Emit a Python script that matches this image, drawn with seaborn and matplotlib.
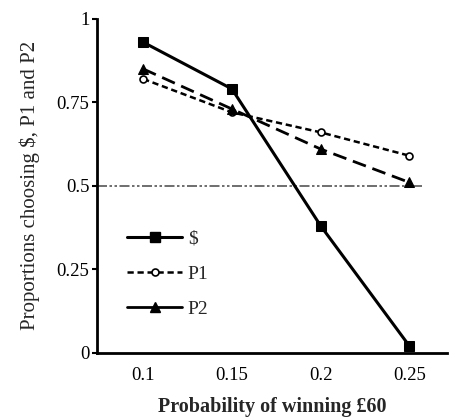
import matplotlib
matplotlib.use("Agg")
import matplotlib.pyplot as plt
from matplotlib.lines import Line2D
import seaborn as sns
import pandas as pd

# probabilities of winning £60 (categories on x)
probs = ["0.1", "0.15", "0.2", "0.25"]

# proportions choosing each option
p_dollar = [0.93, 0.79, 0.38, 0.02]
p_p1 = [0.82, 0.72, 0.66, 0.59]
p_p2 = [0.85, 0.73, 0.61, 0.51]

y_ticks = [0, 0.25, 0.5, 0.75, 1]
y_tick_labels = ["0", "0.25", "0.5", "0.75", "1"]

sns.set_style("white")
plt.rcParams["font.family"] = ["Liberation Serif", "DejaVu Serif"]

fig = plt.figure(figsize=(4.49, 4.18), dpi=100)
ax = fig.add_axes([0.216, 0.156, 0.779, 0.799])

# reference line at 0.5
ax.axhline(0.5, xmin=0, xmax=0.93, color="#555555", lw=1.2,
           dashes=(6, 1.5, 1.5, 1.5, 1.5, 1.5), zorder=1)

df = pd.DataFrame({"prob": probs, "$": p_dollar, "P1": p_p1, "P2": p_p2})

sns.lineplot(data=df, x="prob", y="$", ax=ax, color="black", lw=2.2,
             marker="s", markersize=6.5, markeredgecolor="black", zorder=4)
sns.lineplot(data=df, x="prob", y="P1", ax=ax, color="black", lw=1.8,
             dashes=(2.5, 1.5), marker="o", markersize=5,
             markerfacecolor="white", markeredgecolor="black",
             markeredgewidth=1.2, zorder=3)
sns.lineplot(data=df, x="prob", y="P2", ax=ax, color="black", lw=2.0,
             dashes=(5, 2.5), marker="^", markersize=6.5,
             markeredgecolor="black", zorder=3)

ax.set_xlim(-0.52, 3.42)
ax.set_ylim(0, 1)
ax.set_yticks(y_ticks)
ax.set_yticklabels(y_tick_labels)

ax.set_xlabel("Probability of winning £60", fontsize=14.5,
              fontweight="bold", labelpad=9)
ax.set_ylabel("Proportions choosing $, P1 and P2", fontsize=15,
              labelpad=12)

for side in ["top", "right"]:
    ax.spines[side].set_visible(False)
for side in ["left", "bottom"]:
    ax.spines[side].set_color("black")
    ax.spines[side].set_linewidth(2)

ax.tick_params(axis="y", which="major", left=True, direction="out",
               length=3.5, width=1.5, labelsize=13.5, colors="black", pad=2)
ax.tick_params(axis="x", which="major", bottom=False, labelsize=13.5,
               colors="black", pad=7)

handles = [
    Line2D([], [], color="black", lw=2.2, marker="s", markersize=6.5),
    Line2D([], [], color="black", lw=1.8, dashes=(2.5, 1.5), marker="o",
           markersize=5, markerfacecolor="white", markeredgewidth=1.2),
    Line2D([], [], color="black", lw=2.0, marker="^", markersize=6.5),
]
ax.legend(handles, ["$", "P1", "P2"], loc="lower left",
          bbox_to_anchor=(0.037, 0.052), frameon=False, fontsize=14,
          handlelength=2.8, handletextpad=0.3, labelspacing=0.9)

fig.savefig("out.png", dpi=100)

========================

Give every line back word for word and leave the pictures out.

[Output for this task]
Emit a Python script that matches this image, drawn with seaborn and matplotlib.
import matplotlib
matplotlib.use("Agg")
import matplotlib.pyplot as plt
from matplotlib.lines import Line2D
import seaborn as sns
import pandas as pd

# probabilities of winning £60 (categories on x)
probs = ["0.1", "0.15", "0.2", "0.25"]

# proportions choosing each option
p_dollar = [0.93, 0.79, 0.38, 0.02]
p_p1 = [0.82, 0.72, 0.66, 0.59]
p_p2 = [0.85, 0.73, 0.61, 0.51]

y_ticks = [0, 0.25, 0.5, 0.75, 1]
y_tick_labels = ["0", "0.25", "0.5", "0.75", "1"]

sns.set_style("white")
plt.rcParams["font.family"] = ["Liberation Serif", "DejaVu Serif"]

fig = plt.figure(figsize=(4.49, 4.18), dpi=100)
ax = fig.add_axes([0.216, 0.156, 0.779, 0.799])

# reference line at 0.5
ax.axhline(0.5, xmin=0, xmax=0.93, color="#555555", lw=1.2,
           dashes=(6, 1.5, 1.5, 1.5, 1.5, 1.5), zorder=1)

df = pd.DataFrame({"prob": probs, "$": p_dollar, "P1": p_p1, "P2": p_p2})

sns.lineplot(data=df, x="prob", y="$", ax=ax, color="black", lw=2.2,
             marker="s", markersize=6.5, markeredgecolor="black", zorder=4)
sns.lineplot(data=df, x="prob", y="P1", ax=ax, color="black", lw=1.8,
             dashes=(2.5, 1.5), marker="o", markersize=5,
             markerfacecolor="white", markeredgecolor="black",
             markeredgewidth=1.2, zorder=3)
sns.lineplot(data=df, x="prob", y="P2", ax=ax, color="black", lw=2.0,
             dashes=(5, 2.5), marker="^", markersize=6.5,
             markeredgecolor="black", zorder=3)

ax.set_xlim(-0.52, 3.42)
ax.set_ylim(0, 1)
ax.set_yticks(y_ticks)
ax.set_yticklabels(y_tick_labels)

ax.set_xlabel("Probability of winning £60", fontsize=14.5,
              fontweight="bold", labelpad=9)
ax.set_ylabel("Proportions choosing $, P1 and P2", fontsize=15,
              labelpad=12)

for side in ["top", "right"]:
    ax.spines[side].set_visible(False)
for side in ["left", "bottom"]:
    ax.spines[side].set_color("black")
    ax.spines[side].set_linewidth(2)

ax.tick_params(axis="y", which="major", left=True, direction="out",
               length=3.5, width=1.5, labelsize=13.5, colors="black", pad=2)
ax.tick_params(axis="x", which="major", bottom=False, labelsize=13.5,
               colors="black", pad=7)

handles = [
    Line2D([], [], color="black", lw=2.2, marker="s", markersize=6.5),
    Line2D([], [], color="black", lw=1.8, dashes=(2.5, 1.5), marker="o",
           markersize=5, markerfacecolor="white", markeredgewidth=1.2),
    Line2D([], [], color="black", lw=2.0, marker="^", markersize=6.5),
]
ax.legend(handles, ["$", "P1", "P2"], loc="lower left",
          bbox_to_anchor=(0.037, 0.052), frameon=False, fontsize=14,
          handlelength=2.8, handletextpad=0.3, labelspacing=0.9)

fig.savefig("out.png", dpi=100)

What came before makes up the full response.